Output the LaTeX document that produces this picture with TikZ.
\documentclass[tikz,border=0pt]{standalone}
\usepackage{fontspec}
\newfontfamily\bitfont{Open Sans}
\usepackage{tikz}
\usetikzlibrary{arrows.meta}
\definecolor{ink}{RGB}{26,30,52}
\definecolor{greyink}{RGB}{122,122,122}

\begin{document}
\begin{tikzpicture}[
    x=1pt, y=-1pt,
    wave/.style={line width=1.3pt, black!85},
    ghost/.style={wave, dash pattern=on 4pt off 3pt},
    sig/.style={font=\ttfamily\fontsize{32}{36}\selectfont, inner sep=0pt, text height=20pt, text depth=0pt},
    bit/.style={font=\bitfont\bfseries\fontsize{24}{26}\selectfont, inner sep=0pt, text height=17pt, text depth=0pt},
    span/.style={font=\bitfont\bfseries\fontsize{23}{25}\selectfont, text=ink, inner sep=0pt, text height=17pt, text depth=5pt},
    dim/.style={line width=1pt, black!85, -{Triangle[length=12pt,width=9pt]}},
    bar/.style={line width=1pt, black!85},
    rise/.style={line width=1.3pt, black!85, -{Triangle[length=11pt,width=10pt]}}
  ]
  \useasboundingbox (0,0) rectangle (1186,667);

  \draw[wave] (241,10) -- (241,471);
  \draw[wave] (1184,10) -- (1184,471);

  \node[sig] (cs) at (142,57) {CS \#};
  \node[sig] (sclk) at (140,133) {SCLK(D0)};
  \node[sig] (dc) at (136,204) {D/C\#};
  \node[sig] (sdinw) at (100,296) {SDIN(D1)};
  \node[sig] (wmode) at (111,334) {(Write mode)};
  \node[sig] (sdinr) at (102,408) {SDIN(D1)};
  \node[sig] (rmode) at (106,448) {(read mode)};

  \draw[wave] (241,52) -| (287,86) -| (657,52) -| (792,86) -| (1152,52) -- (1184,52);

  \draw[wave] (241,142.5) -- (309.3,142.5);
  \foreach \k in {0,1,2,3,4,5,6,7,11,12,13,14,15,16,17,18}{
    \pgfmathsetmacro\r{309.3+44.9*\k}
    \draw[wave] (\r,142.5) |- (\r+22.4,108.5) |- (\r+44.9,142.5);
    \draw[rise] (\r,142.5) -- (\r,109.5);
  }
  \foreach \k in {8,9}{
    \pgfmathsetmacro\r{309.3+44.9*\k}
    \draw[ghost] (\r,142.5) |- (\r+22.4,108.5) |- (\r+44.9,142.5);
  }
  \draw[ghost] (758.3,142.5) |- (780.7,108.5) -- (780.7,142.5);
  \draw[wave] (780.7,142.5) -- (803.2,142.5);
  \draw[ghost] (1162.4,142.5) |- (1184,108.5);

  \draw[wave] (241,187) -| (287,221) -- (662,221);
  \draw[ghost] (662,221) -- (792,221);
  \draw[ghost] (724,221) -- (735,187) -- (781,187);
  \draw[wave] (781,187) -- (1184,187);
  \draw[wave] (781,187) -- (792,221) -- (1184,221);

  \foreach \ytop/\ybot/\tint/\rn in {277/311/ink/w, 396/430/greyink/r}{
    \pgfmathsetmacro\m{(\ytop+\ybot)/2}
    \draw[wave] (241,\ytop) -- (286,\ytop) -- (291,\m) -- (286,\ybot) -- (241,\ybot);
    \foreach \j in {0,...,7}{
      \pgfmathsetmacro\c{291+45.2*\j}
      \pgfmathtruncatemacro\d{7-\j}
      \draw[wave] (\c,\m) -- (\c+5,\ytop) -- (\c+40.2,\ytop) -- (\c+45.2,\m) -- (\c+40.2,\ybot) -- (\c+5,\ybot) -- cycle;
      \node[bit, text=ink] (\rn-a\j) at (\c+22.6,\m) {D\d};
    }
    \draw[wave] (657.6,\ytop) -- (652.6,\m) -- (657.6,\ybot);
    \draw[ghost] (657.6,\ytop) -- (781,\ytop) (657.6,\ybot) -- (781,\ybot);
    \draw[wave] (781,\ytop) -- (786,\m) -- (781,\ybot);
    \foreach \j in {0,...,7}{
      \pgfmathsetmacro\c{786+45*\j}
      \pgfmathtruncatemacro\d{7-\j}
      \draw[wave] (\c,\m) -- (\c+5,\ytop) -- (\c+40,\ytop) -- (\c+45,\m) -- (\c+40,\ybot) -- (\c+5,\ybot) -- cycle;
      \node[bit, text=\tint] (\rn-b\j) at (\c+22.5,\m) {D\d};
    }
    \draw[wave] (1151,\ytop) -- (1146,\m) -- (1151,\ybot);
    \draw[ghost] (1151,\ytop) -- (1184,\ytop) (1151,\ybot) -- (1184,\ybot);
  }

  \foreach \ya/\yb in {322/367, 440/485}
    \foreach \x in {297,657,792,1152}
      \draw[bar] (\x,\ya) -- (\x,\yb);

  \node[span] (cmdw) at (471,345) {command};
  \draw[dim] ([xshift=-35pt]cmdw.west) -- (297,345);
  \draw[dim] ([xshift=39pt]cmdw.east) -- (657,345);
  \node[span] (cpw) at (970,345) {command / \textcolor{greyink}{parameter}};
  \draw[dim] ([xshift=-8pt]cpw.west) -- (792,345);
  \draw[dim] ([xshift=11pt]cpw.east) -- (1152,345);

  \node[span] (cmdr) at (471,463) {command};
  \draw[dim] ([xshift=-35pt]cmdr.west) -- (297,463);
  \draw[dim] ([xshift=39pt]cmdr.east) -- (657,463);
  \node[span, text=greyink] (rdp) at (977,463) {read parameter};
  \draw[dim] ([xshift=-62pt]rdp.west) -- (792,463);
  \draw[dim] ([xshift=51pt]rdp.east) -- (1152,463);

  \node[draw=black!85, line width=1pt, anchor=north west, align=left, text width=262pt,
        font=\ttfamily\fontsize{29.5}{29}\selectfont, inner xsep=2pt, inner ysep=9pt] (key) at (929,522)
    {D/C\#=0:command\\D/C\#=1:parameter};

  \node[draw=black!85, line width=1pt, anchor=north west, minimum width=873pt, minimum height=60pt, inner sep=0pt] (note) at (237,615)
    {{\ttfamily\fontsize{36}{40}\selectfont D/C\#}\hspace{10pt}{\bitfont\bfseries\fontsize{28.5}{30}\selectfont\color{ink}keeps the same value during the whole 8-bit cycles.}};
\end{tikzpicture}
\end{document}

* * *

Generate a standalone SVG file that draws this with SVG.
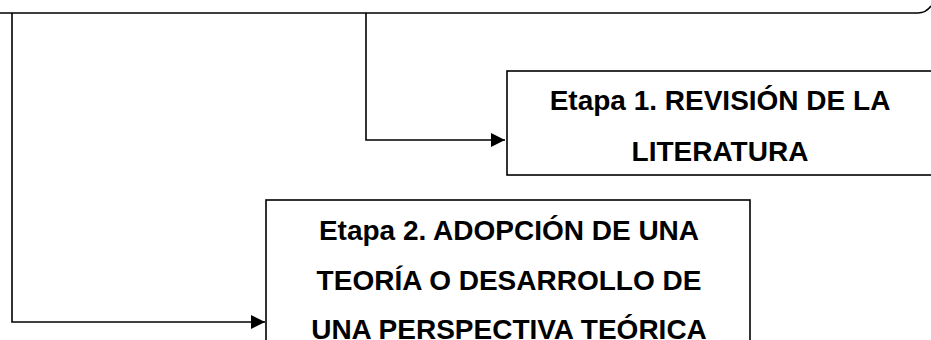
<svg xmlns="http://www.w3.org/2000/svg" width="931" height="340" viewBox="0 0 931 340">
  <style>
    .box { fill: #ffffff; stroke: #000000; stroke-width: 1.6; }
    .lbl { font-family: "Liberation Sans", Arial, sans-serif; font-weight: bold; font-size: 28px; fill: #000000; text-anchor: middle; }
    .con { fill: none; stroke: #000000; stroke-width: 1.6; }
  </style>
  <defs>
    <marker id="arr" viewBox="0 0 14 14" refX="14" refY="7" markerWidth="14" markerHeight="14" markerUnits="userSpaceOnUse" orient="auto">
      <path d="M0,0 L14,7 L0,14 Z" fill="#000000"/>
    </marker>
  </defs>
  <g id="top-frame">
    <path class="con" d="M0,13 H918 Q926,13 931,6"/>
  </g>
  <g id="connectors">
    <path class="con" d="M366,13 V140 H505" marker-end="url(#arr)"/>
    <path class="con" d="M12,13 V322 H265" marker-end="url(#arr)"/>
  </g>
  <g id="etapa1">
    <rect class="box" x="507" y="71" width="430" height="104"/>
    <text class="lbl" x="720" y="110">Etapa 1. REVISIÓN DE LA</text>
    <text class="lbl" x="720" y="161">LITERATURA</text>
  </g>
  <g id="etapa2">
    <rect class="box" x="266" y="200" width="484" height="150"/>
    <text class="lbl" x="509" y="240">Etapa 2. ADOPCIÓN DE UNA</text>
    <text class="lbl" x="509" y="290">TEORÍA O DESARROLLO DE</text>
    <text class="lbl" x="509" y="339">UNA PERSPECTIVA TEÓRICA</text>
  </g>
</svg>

Written exercise ->
Read the entries above, then pull out the lines that include "with".

Correct answer ->
Output the LaTeX document that produces this picture with TikZ.
Generate a standalone SVG file that draws this with SVG.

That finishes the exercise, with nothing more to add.